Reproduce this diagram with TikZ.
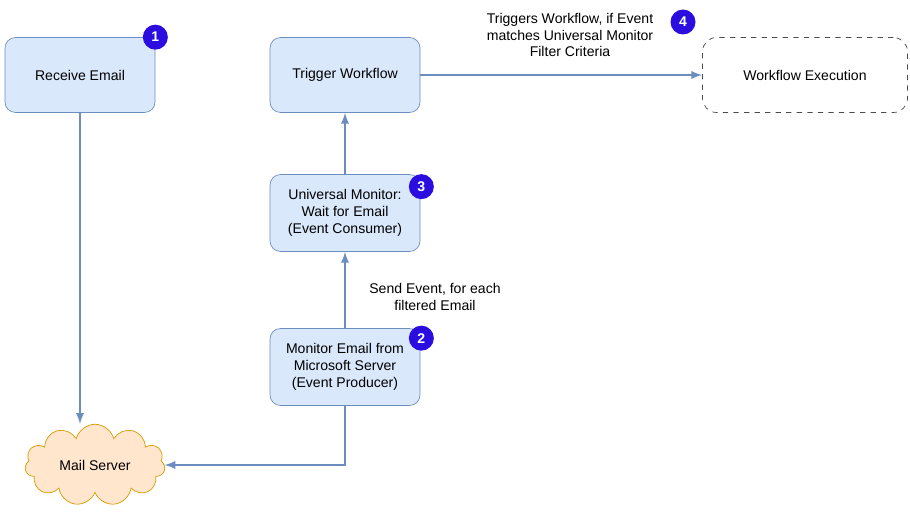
\documentclass[tikz,border=0pt]{standalone}
\usepackage{fontspec}
\setmainfont{Liberation Sans}
\usetikzlibrary{shapes,shapes.symbols,arrows,positioning}
\definecolor{boxfill}{HTML}{DAE8FC}
\definecolor{boxline}{HTML}{6C8EBF}
\definecolor{cloudfill}{HTML}{FFE6CC}
\definecolor{cloudline}{HTML}{D79B00}
\definecolor{badge}{HTML}{2B0EDF}
\tikzset{
  stage/.style={draw=boxline,fill=boxfill,rounded corners=6pt,minimum width=3cm,minimum height=1.5cm,align=center,font=\fontsize{8}{9.5}\selectfont},
  ext/.style={draw=black!70,dashed,rounded corners=8pt,minimum width=4.1cm,minimum height=1.5cm,font=\fontsize{8}{9.5}\selectfont},
  num/.style={circle,fill=badge,text=white,inner sep=0pt,minimum size=0.5cm,font=\fontsize{8}{9}\selectfont\bfseries},
  flow/.style={draw=boxline,line width=1.1pt,-latex},
  note/.style={align=center,font=\fontsize{8}{9.5}\selectfont}
}
\begin{document}
\begin{tikzpicture}
\useasboundingbox (0,0) rectangle (18.2,10.44);
% Top row
\node[stage] (receive) at (1.6,8.94) {Receive Email};
\node[stage] (trigger) at (6.9,8.94) {Trigger Workflow};
\node[ext] (exec) at (16.1,8.94) {Workflow Execution};
% Middle column
\node[stage,minimum height=1.54cm] (monitor) at (6.9,6.18) {Universal Monitor:\\Wait for Email\\(Event Consumer)};
\node[stage,minimum height=1.54cm] (producer) at (6.9,3.1) {Monitor Email from\\Microsoft Server\\(Event Producer)};
% Cloud
\node[cloud,cloud puffs=11,aspect=2,draw=cloudline,fill=cloudfill,minimum width=2.8cm,minimum height=1.45cm,font=\fontsize{8}{9.5}\selectfont] (mail) at (1.9,1.14) {Mail Server};
\coordinate (corner) at (producer.south |- mail.east);
% Badges
\node[num] at (receive.north east) {1};
\node[num] at ([xshift=0.02cm,yshift=-0.2cm]producer.north east) {2};
\node[num] at ([xshift=0.02cm,yshift=-0.25cm]monitor.north east) {3};
\node[num] at (13.66,10.0) {4};
% Arrows
\draw[flow] (receive.south) -- (receive.south |- mail.north);
\draw[flow] (producer.south) -- (corner) -- (mail.east);
\draw[flow] (producer.north) -- (monitor.south);
\draw[flow] (monitor.north) -- (trigger.south);
\draw[flow] (trigger.east) -- (exec.west);
% Labels
\node[note] at (11.4,9.74) {Triggers Workflow, if Event\\matches Universal Monitor\\Filter Criteria};
\node[note] at (8.7,4.5) {Send Event, for each\\filtered Email};
\end{tikzpicture}
\end{document}
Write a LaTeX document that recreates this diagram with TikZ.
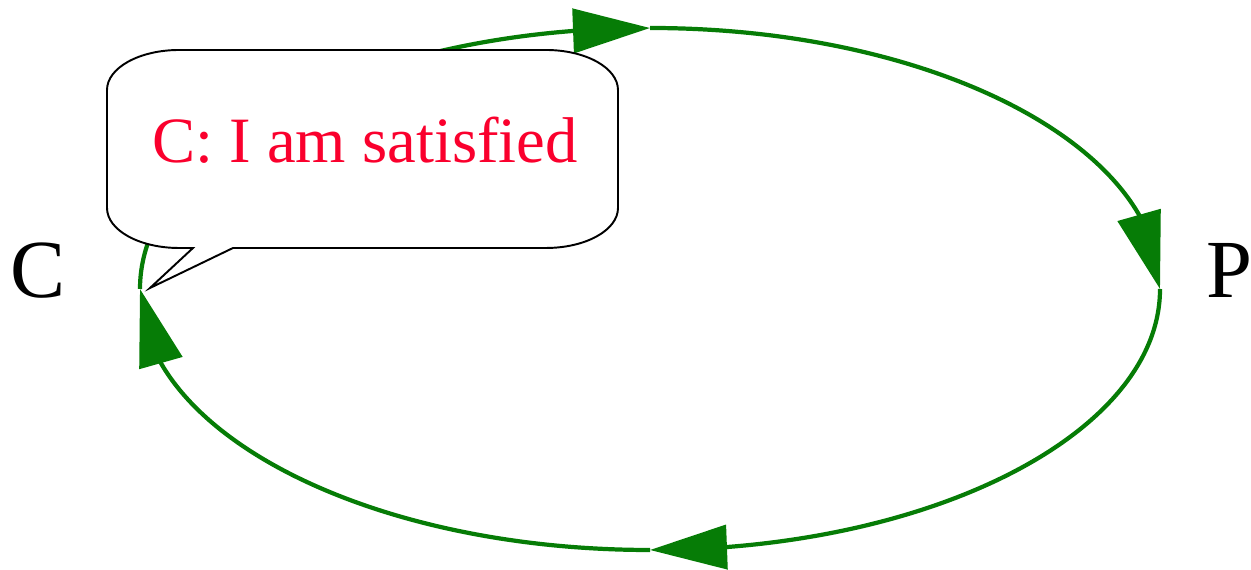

* EXERCISE PROMPT *
Retype all entries exactly as they appear, dropping the images.

* THE RESULT *
Reproduce this diagram with TikZ.
\documentclass[tikz,border=0pt]{standalone}
\usepackage{fontspec}
\setmainfont{Liberation Sans}
\usetikzlibrary{shapes,shapes.symbols,arrows,positioning}
\definecolor{boxfill}{HTML}{DAE8FC}
\definecolor{boxline}{HTML}{6C8EBF}
\definecolor{cloudfill}{HTML}{FFE6CC}
\definecolor{cloudline}{HTML}{D79B00}
\definecolor{badge}{HTML}{2B0EDF}
\tikzset{
  stage/.style={draw=boxline,fill=boxfill,rounded corners=6pt,minimum width=3cm,minimum height=1.5cm,align=center,font=\fontsize{8}{9.5}\selectfont},
  ext/.style={draw=black!70,dashed,rounded corners=8pt,minimum width=4.1cm,minimum height=1.5cm,font=\fontsize{8}{9.5}\selectfont},
  num/.style={circle,fill=badge,text=white,inner sep=0pt,minimum size=0.5cm,font=\fontsize{8}{9}\selectfont\bfseries},
  flow/.style={draw=boxline,line width=1.1pt,-latex},
  note/.style={align=center,font=\fontsize{8}{9.5}\selectfont}
}
\begin{document}
\begin{tikzpicture}
\useasboundingbox (0,0) rectangle (18.2,10.44);
% Top row
\node[stage] (receive) at (1.6,8.94) {Receive Email};
\node[stage] (trigger) at (6.9,8.94) {Trigger Workflow};
\node[ext] (exec) at (16.1,8.94) {Workflow Execution};
% Middle column
\node[stage,minimum height=1.54cm] (monitor) at (6.9,6.18) {Universal Monitor:\\Wait for Email\\(Event Consumer)};
\node[stage,minimum height=1.54cm] (producer) at (6.9,3.1) {Monitor Email from\\Microsoft Server\\(Event Producer)};
% Cloud
\node[cloud,cloud puffs=11,aspect=2,draw=cloudline,fill=cloudfill,minimum width=2.8cm,minimum height=1.45cm,font=\fontsize{8}{9.5}\selectfont] (mail) at (1.9,1.14) {Mail Server};
\coordinate (corner) at (producer.south |- mail.east);
% Badges
\node[num] at (receive.north east) {1};
\node[num] at ([xshift=0.02cm,yshift=-0.2cm]producer.north east) {2};
\node[num] at ([xshift=0.02cm,yshift=-0.25cm]monitor.north east) {3};
\node[num] at (13.66,10.0) {4};
% Arrows
\draw[flow] (receive.south) -- (receive.south |- mail.north);
\draw[flow] (producer.south) -- (corner) -- (mail.east);
\draw[flow] (producer.north) -- (monitor.south);
\draw[flow] (monitor.north) -- (trigger.south);
\draw[flow] (trigger.east) -- (exec.west);
% Labels
\node[note] at (11.4,9.74) {Triggers Workflow, if Event\\matches Universal Monitor\\Filter Criteria};
\node[note] at (8.7,4.5) {Send Event, for each\\filtered Email};
\end{tikzpicture}
\end{document}
Write a LaTeX document that recreates this diagram with TikZ.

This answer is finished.